GP: Um, I stop--...I didn't stop writing, it's just I'm not a travelling writer. When I started having success myself on record, umm, th--the writing slowed down, only because I have to commit myself and lock myself in a room an' say "Okay" - you know - "You're gonna write." I'm not, um, one of the normal people that gets inspired by being on trains and planes and buses and things like that. But, lately, in the last, uhhh, three to four years I've been writing...I have a studio at home - um, a recording studio - and I've been writing with my son Todd who's very accomplished, um, keyboard, guitar...he's a drummer, uh, 'n' lives and breathes computers which run the studio. (long sniff) And we think that we've got, uh, a handle on a--a deal now for the stuff that we w--...wr--written about fifteen, so I think that there's enough there for, uh...a--a good CD to come out in the new year.
JW: And that's what you're hoping for?
GP: Yeah.
JW: And will we be able to hear some of those songs when you come to Symphony Hall next Monday?
GP: Nnno, we didn't put any in, uh...We've got...We've changed the show considerably, but we haven't put any of the new ones in it. No.
JW: Ohhh.
GP: So there!
JW: You got some old ones?
GP: Yeah (laugh) right.
JW: (laugh) I thought you might have one or two old ones in there somehow. And a thirteen-piece orchestra?
GP: Yeah--
JW: <quietly> Wow.
GP: --I usually work with that same, uh...same group. It's--It's great to--to just have them set the show up. When they walk out on stage in tuxedos and they play the overture before the show actually--...my part of the show actually begins...It's a wonderful setup for the evening.
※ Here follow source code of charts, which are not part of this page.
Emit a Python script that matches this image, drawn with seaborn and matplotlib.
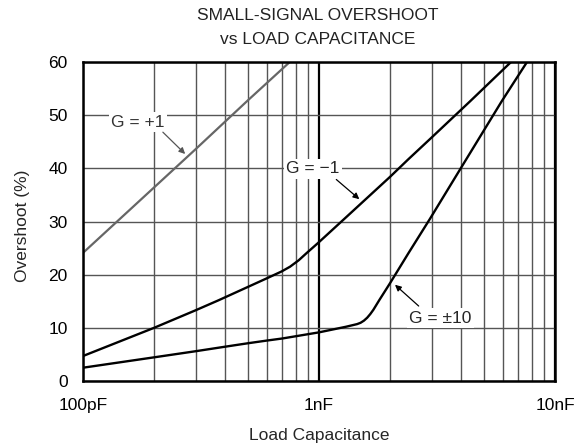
import matplotlib
matplotlib.use("Agg")
import matplotlib.pyplot as plt
import matplotlib.ticker as mticker
import pandas as pd
import seaborn as sns

# load capacitance in pF, overshoot in %
cap_g1 = [100, 200, 300, 500, 752]
os_g1 = [24.1, 36.4, 43.6, 52.8, 60.0]

cap_gm1 = [100, 200, 300, 376, 500, 600, 694, 754, 820, 883, 993, 1310, 2000, 2390, 2952, 4365, 6512]
os_gm1 = [4.7, 10.0, 13.3, 15.2, 17.7, 19.3, 20.6, 21.5, 22.7, 24.0, 26.0, 30.9, 38.4, 41.7, 45.5, 52.6, 60.0]

cap_g10 = [100, 200, 300, 400, 500, 600, 700, 1000, 1300, 1450, 1500, 1550, 1600, 1650, 1700, 1800,
           2000, 2390, 2952, 4024, 5943, 7610]
os_g10 = [2.5, 4.45, 5.6, 6.45, 7.1, 7.6, 8.0, 9.15, 10.2, 10.7, 10.95, 11.35, 11.9, 12.6, 13.4, 15.2,
          18.4, 24.0, 30.5, 40.3, 52.6, 60.0]

x_ticks = [100, 1000, 10000]
x_ticklabels = ["100pF", "1nF", "10nF"]
y_ticks = [0, 10, 20, 30, 40, 50, 60]

sns.set_style("white")
plt.rcParams["font.family"] = ["Liberation Sans", "DejaVu Sans"]
fs = 12.5

fig = plt.figure(figsize=(5.84, 4.45), dpi=100)
ax = fig.add_axes([83 / 584, 64 / 445, 472 / 584, 319 / 445])

df_g1 = pd.DataFrame({"cap": cap_g1, "os": os_g1})
df_gm1 = pd.DataFrame({"cap": cap_gm1, "os": os_gm1})
df_g10 = pd.DataFrame({"cap": cap_g10, "os": os_g10})

sns.lineplot(data=df_g1, x="cap", y="os", ax=ax, color="#666666", lw=1.6,
             sort=False, estimator=None)
sns.lineplot(data=df_gm1, x="cap", y="os", ax=ax, color="black", lw=1.7,
             sort=False, estimator=None)
sns.lineplot(data=df_g10, x="cap", y="os", ax=ax, color="black", lw=1.7,
             sort=False, estimator=None)

ax.set_xscale("log")
ax.set_xlim(100, 10000)
ax.set_ylim(0, 60)
ax.set_xticks(x_ticks)
ax.set_xticklabels(x_ticklabels)
ax.xaxis.set_minor_locator(mticker.LogLocator(base=10, subs=range(2, 10)))
ax.xaxis.set_minor_formatter(mticker.NullFormatter())
ax.set_yticks(y_ticks)

ax.xaxis.grid(True, which="major", color="black", lw=1.6)
ax.xaxis.grid(True, which="minor", color="#555555", lw=1.0)
ax.yaxis.grid(True, which="major", color="#555555", lw=1.0)
ax.set_axisbelow(True)

for s in ax.spines.values():
    s.set_color("black")
    s.set_linewidth(1.8)

ax.tick_params(axis="both", which="both", length=0, labelsize=fs, colors="black")
ax.tick_params(axis="x", pad=12)
ax.tick_params(axis="y", pad=11)

ax.set_xlabel("Load Capacitance", fontsize=fs)
ax.set_ylabel("Overshoot (%)", fontsize=fs)
ax.xaxis.set_label_coords(0.5, -0.147)
ax.yaxis.set_label_coords(-0.112, 0.485)

fig.text(318 / 584, 1 - 16 / 445, "SMALL-SIGNAL OVERSHOOT", ha="center", va="center",
         fontsize=fs, color="#222222")
fig.text(318 / 584, 1 - 39.5 / 445, "vs LOAD CAPACITANCE", ha="center", va="center",
         fontsize=fs, color="#222222")

box = dict(boxstyle="square,pad=0.15", fc="white", ec="none")
arrow_k = dict(arrowstyle="-|>", color="black", lw=0.9, mutation_scale=9,
               shrinkA=0, shrinkB=0)
arrow_g = dict(arrow_k, color="#555555")

ax.text(171, 48.7, "G = +1", ha="center", va="center", fontsize=fs,
        color="#333333", bbox=box, zorder=5)
ax.annotate("", xy=(271, 42.7), xytext=(218, 46.8), arrowprops=arrow_g, zorder=5)

ax.text(943, 39.9, "G = \u22121", ha="center", va="center", fontsize=fs,
        bbox=box, zorder=5)
ax.annotate("", xy=(1482, 34.2), xytext=(1184, 37.9), arrowprops=arrow_k, zorder=5)

ax.text(3273, 11.8, "G = \u00b110", ha="center", va="center", fontsize=fs,
        bbox=box, zorder=5)
ax.annotate("", xy=(2099, 18.1), xytext=(2645, 14.1), arrowprops=arrow_k, zorder=5)

fig.savefig("out.png", dpi=100)
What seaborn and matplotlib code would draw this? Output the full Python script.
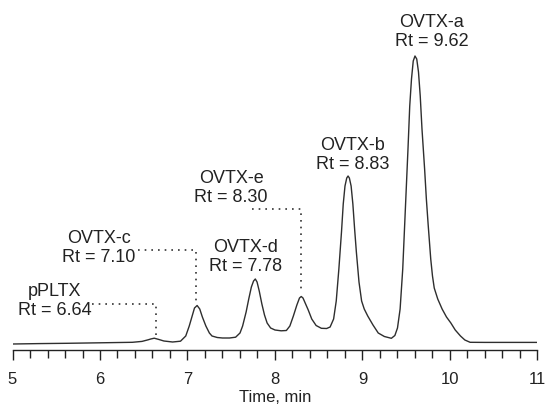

It's, uh, terrific.
JW: Aw. Have you played at Symphony Hall before in Birmingham?
GP: Yes...
JW: Great, isn't it?
GP: Yeah, beautiful place.
JW: Oh, it's wonderful!
GP: There and the Hippodrome are my two favourite places to play in in Birmingham.
JW: 'Cos you've been here a few times, haven't you?
GP: Oh, I've been in so many different places. What's that place wi--...th-the big old place that's about four-hundred feet up from the audience in the centre of town?
JW: (pause) (breath of laughter) Well, I don't know! (laugh)
GP: It's the highest stage I've ever been on in my life. The--
JW: Is it--
GP: --people look like ants down--
JW: Is Tow--
GP: --in the audience.
JW: Town Hall, is it? In the Town Hall?
GP: Yes!
JW: 'Cos that's closed at the moment.
GP: Oh, I can--
JW: And that has got--
GP: --understand that.
JW: Yeah, that has got quite a high stage. Ooohh, interesting stuff.
GP: (laugh)
JW: So, there you go. Anyway, Symphony Hall: Monday the twenty-eighth of September. And, fingers crossed for the album, then.
GP: Okay.
JW: And that's in 1999.
GP: We hope so.
JW: So you're gonna wor--work your way into, uh, persuading somebody that perhaps you'll might be able to have a hit or two out cold.
GP: I wanna have a hit in the Millennium.
JW: You're gonna do that! I--
GP: All right.
JW: --can't believe you can't!
GP: (breath of laughter)
JW: Gene, it's lovely to talk to you.
GP: Thanks, Jenny.
JW: Thanks a lot. That's--
GP: Okay. Bye-bye.
<<'I'M GONNA BE STRONG' (c)1964>>
JW: What an amazing voice. Gene Pitney, next Monday evening at Symphony Hall in Birmingham. Can you believe that nobody wants to release his CD? I think somebody might come along and do it, I reckon.